There’s a meal I want to make for Milin. It’s chicken with butternut squash and tarragon. The thing is, there’s still no point.
The recipe is from one of my many library books on feeding babies. There’s two categories of books. Half are about how to introduce solids, while the other half are mainly made up of recipes.
There is plenty in Annabel Karmel‘s Top 100 Meals in Minutes that I want to make. Most of it looks pretty good. Even Tony found himself flicking through it this evening. He thought the oriental cod balls with plum dipping sauce looked good enough for adults. (Toddler section, not infant.)
I like the look of the chicken though, which is age appropriate for the Little Mister, as Annabel tells me it’s suitable from six months. Here it is:
Melt a knob of butter in a saucepan. Add 100g of onion and saute for 5 mins. Add 100g of squash and 100g chicken breast and fry for 1-2 mins. Sprinkle over 1tbsp of flour then blend in 100ml of milk. Bring to boil, stirring until slightly thickened. Add 1/8 tsp lemon zest and 1tsp lemon juice, cover, and simmer for 10 mins. Puree, then stir in 1tbsp grated parmesan and 1/8tsp tarragon.

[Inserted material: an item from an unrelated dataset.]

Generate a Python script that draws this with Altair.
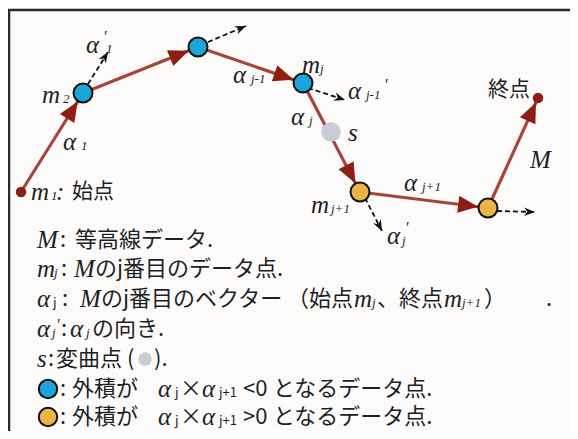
import math
import altair as alt
import pandas as pd

# ---- diagram nodes (image pixel coordinates) ----
node_name = ["m1", "m2", "m3", "mj", "mj+1", "m6", "end"]
node_x = [21, 83, 198, 303, 360, 488, 538]
node_y = [192, 93, 47, 83, 192, 208, 98]
node_kind = ["end", "blue", "blue", "blue", "gold", "gold", "end"]
node_r = {"end": 5, "blue": 10, "gold": 10}

s_x = [331]
s_y = [132]

# dashed direction arrows alpha'
dash_x0 = [88, 208, 308, 365, 497]
dash_y0 = [84, 42, 88, 198, 211]
dash_x1 = [108, 246, 345, 382, 535]
dash_y1 = [52, 26, 100, 231, 212]

# frame lines
frame_x0 = [8, 9]
frame_y0 = [10, 10]
frame_x1 = [570, 9]
frame_y1 = [10, 431]

# legend circles
legend_dot_x = [48, 48, 145]
legend_dot_y = [389, 417, 359]
legend_dot_kind = ["blue", "gold", "gray"]

# ---- text pieces: (text, x, y, style) ----
labels = [
    ("α", 86, 45, "it"), ("'", 103, 37, "prime"), ("1", 106, 49, "sub"),
    ("m", 42, 95, "it"), ("2", 63, 99, "sub"),
    ("α", 63, 142, "it"), ("1", 81, 146, "sub"),
    ("m", 31, 192, "it"), ("1", 51, 196, "sub"), (":", 56, 192, "it"),
    ("始点", 72, 192, "sans_d"),
    ("α", 233, 75, "it"), ("j-1", 251, 79, "sub"),
    ("m", 302, 65, "it"), ("j", 320, 69, "sub"),
    ("α", 348, 91, "it"), ("j-1", 366, 95, "sub"), ("'", 384, 85, "prime"),
    ("α", 291, 117, "it"), ("j", 309, 121, "sub"),
    ("s", 348, 133, "it"),
    ("m", 311, 205, "it"), ("j+1", 331, 209, "sub"),
    ("α", 404, 183, "it"), ("j+1", 422, 187, "sub"),
    ("α", 387, 236, "it"), ("j", 402, 241, "sub"), ("'", 405, 228, "prime"),
    ("終点", 488, 90, "sans_d"),
    ("M", 530, 160, "it"),
]

legend = [
    ("M", 37, 240, "it"), (":", 60, 240, "sans"), ("等高線データ.", 75, 240, "sans"),
    ("m", 37, 269, "it"), ("j", 54, 273, "sub"), (":", 61, 269, "sans"),
    ("M", 74, 269, "it"), ("のj番目のデータ点.", 95, 269, "sans"),
    ("α", 37, 299, "it"), ("j", 53, 303, "sans_sub"), (":", 62, 299, "sans"),
    ("M", 80, 299, "it"), ("のj番目のベクター", 101, 299, "sans"),
    ("（始点", 287, 299, "sans"), ("m", 354, 299, "it"), ("j", 372, 303, "sub"),
    ("、終点", 377, 299, "sans"), ("m", 444, 299, "it"), ("j+1", 462, 303, "sub"),
    ("）", 484, 299, "sans"), (".", 546, 299, "sans"),
    ("α", 37, 329, "it"), ("j", 52, 333, "sub"), ("'", 56, 325, "prime"),
    (":", 61, 329, "sans"), ("α", 70, 329, "it"), ("j", 86, 333, "sub"),
    ("の向き.", 92, 329, "sans"),
    ("s", 37, 359, "it"), (":", 48, 359, "sans"), ("変曲点 (", 56, 359, "sans"),
    (").", 154, 359, "sans"),
    (":", 60, 389, "sans"), ("外積が", 72, 389, "sans"), ("α", 158, 389, "it"),
    ("j", 175, 393, "sans_sub"), ("×", 180, 389, "sans"), ("α", 202, 389, "it"),
    ("j+1", 219, 393, "sans_sub"), ("<0", 243, 389, "sans"),
    ("となるデータ点.", 273, 389, "sans"),
    (":", 60, 417, "sans"), ("外積が", 72, 417, "sans"), ("α", 158, 417, "it"),
    ("j", 175, 421, "sans_sub"), ("×", 180, 417, "sans"), ("α", 202, 417, "it"),
    ("j+1", 219, 421, "sans_sub"), (">0", 243, 417, "sans"),
    ("となるデータ点.", 273, 417, "sans"),
]

# ---- build tables ----
W, H = 562, 423
xs = alt.Scale(domain=[8, 8 + W])
ys = alt.Scale(domain=[8, 8 + H], reverse=True)
X = lambda f: alt.X(f, type="quantitative", scale=xs, axis=None)
Y = lambda f: alt.Y(f, type="quantitative", scale=ys, axis=None)

nodes = pd.DataFrame({"name": node_name, "x": node_x, "y": node_y, "kind": node_kind})

seg_rows = []
head_rows = []
for i in range(len(node_x) - 1):
    x0, y0, x1, y1 = node_x[i], node_y[i], node_x[i + 1], node_y[i + 1]
    seg_rows.append({"x": x0, "y": y0, "x2": x1, "y2": y1})
    dx, dy = x1 - x0, y1 - y0
    L = math.hypot(dx, dy)
    r = node_r[node_kind[i + 1]]
    tx, ty = x1 - dx / L * r, y1 - dy / L * r
    ang = math.degrees(math.atan2(dx, -dy)) % 360
    head_rows.append({"x": tx, "y": ty, "ang": ang})
segs = pd.DataFrame(seg_rows)
heads = pd.DataFrame(head_rows)

dash = pd.DataFrame({"x": dash_x0, "y": dash_y0, "x2": dash_x1, "y2": dash_y1})
dash["ang"] = [
    math.degrees(math.atan2(b - a, -(d - c))) % 360
    for a, b, c, d in zip(dash_x0, dash_x1, dash_y0, dash_y1)
]

frame = pd.DataFrame({"x": frame_x0, "y": frame_y0, "x2": frame_x1, "y2": frame_y1})

txt = pd.DataFrame(labels + legend, columns=["text", "x", "y", "style"])

dots = pd.DataFrame({"x": legend_dot_x, "y": legend_dot_y, "kind": legend_dot_kind})

LINE = "#a5463a"
HEAD = "#8e1d15"
BLUE = "#19a7d9"
GOLD = "#e9b546"
GRAY = "#c9cdd3"
TXT = "#1d1f26"

layers = []

layers.append(
    alt.Chart(frame).mark_rule(color="#2a2a2a", strokeWidth=2.5).encode(
        x=X("x"), y=Y("y"), x2="x2", y2="y2")
)

layers.append(
    alt.Chart(segs).mark_rule(color=LINE, strokeWidth=3.2).encode(
        x=X("x"), y=Y("y"), x2="x2", y2="y2")
)

layers.append(
    alt.Chart(dash).mark_rule(color="#111111", strokeWidth=1.8, strokeDash=[5, 3]).encode(
        x=X("x"), y=Y("y"), x2="x2", y2="y2")
)
layers.append(
    alt.Chart(dash).mark_point(
        shape="M0,0L-0.9,2.3L0,1.6L0.9,2.3Z", filled=True, color="#111111",
        opacity=1, size=90).encode(
        x=X("x2"), y=Y("y2"), angle=alt.Angle("ang:Q", scale=None))
)

layers.append(
    alt.Chart(heads).mark_point(
        shape="M0,0L-0.85,2L0.85,2Z", filled=True, color=HEAD, opacity=1,
        size=400).encode(
        x=X("x"), y=Y("y"), angle=alt.Angle("ang:Q", scale=None))
)

# gray inflection point
layers.append(
    alt.Chart(pd.DataFrame({"x": s_x, "y": s_y})).mark_point(
        shape="circle", filled=True, color=GRAY, opacity=1, size=380).encode(
        x=X("x"), y=Y("y"))
)

color_scale = alt.Scale(domain=["blue", "gold", "gray", "end"],
                        range=[BLUE, GOLD, GRAY, HEAD])

layers.append(
    alt.Chart(nodes[nodes.kind != "end"]).mark_point(
        shape="circle", filled=True, opacity=1, size=360, stroke="#111111",
        strokeWidth=2).encode(
        x=X("x"), y=Y("y"),
        fill=alt.Fill("kind:N", scale=color_scale, legend=None))
)
layers.append(
    alt.Chart(nodes[nodes.kind == "end"]).mark_point(
        shape="circle", filled=True, opacity=1, size=110, color=HEAD).encode(
        x=X("x"), y=Y("y"))
)

layers.append(
    alt.Chart(dots[dots.kind != "gray"]).mark_point(
        shape="circle", filled=True, opacity=1, size=340, stroke="#111111",
        strokeWidth=2).encode(
        x=X("x"), y=Y("y"),
        fill=alt.Fill("kind:N", scale=color_scale, legend=None))
)
layers.append(
    alt.Chart(dots[dots.kind == "gray"]).mark_point(
        shape="circle", filled=True, opacity=1, size=180, color=GRAY).encode(
        x=X("x"), y=Y("y"))
)

styles = {
    "it": dict(font="Liberation Serif", fontSize=25, fontStyle="italic"),
    "prime": dict(font="Liberation Serif", fontSize=16, fontStyle="italic"),
    "sub": dict(font="Liberation Serif", fontSize=13, fontStyle="italic"),
    "sans": dict(font="Noto Sans CJK JP", fontSize=22),
    "sans_d": dict(font="Noto Sans CJK JP", fontSize=21),
    "sans_sub": dict(font="Noto Sans CJK JP", fontSize=13),
}
for st, kw in styles.items():
    d = txt[txt["style"] == st]
    layers.append(
        alt.Chart(d).mark_text(align="left", baseline="middle", color=TXT, **kw).encode(
            x=X("x"), y=Y("y"), text="text:N")
    )

chart = alt.layer(*layers).properties(
    width=W, height=H, padding=0, autosize="none", background="#fdfbf9"
).configure_view(strokeWidth=0)

chart.save("out.html", embed_options={"renderer": "svg", "actions": False})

But, despite our week break, Milin is still refusing to let me put a spoon in his mouth. I’m still trying every morning. We sit down together and “eat” breakfast. Sometimes, it doesn’t end in tears. Everytime, it involves me playing no end of games and Milin pursing his lips and turning his head away as soon as the spoon gets near him. Occasionally, I manage to sneak a little in when I catch him off guard. Tony’s better at this than me.
I know, that eventually, he’ll have to eat. And, just like we did with formula, we have to persevere and we’ll get there. But in the meantime, it’s making me weary.
It’s not just that I want to fill Milin’s freezer shelf with yet more fancy concoctions he’ll reject. (I have missed trying out new recipes though.) It’s not, either, that I’m particularly worried about him not getting the goodness he needs. (Because the books seem to say that until they’re one they are getting what they need from milk anyway.) But, it is that I want him to enjoy food. I don’t want us to have a wrestling match over the spoon each day, or a game that ends in us both being frustrated and at least one of us in tears. I want the Little Mister, who really is just a very little one, to want what’s on the spoon. And to enjoy it.
I’m quietly impressed with how long Milin has kept up this food refusal thing for. I get it now though. He’s strong willed and not going to do anything unless he chooses to do it himself. Which is hard, when I’m doing everything I can to try and get him to do something he simply doesn’t want to do. I just hope he decides he feels like eating some real food soon.
Other than rusks, that is. He loves, loves loves, rusks. Even more than he loves his toys. Maybe.